How Reverse Mortgages Can Lead to Unexpected Financial Hardships

Reverse mortgages are often advertised as a financial solution for seniors looking to tap into their home equity without monthly mortgage payments. While they may seem like an attractive option, it’s crucial to understand the potential downsides that can lead to unexpected financial hardships.

What is a Reverse Mortgage?

A reverse mortgage is a type of loan available to homeowners, typically aged 62 or older, that allows them to convert part of the equity in their home into cash. Unlike traditional mortgages, borrowers do not make monthly payments; instead, the loan balance increases over time and is repaid when the homeowner sells the house, moves out permanently, or passes away.

High Fees and Interest Rates Can Accumulate

One significant downside of reverse mortgages is the high upfront fees and ongoing interest rates. These costs can quickly add up because interest compounds over time since no monthly payments are made.

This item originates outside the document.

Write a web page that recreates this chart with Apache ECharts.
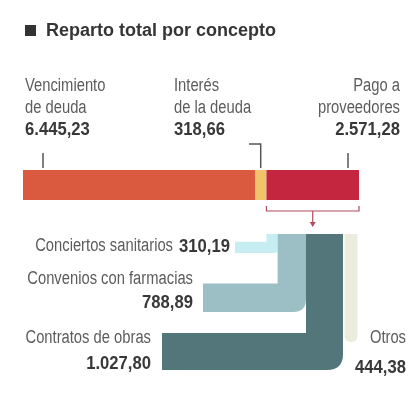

This accumulation reduces the amount of equity left for heirs or for future needs, potentially creating financial strain down the line.

Risk of Losing Your Home

While you don’t have to make monthly mortgage payments with a reverse mortgage, you must continue paying property taxes, homeowner’s insurance, and maintain your home. Failure to meet these obligations can lead to foreclosure. Many seniors underestimate these responsibilities and face the risk of losing their homes unexpectedly.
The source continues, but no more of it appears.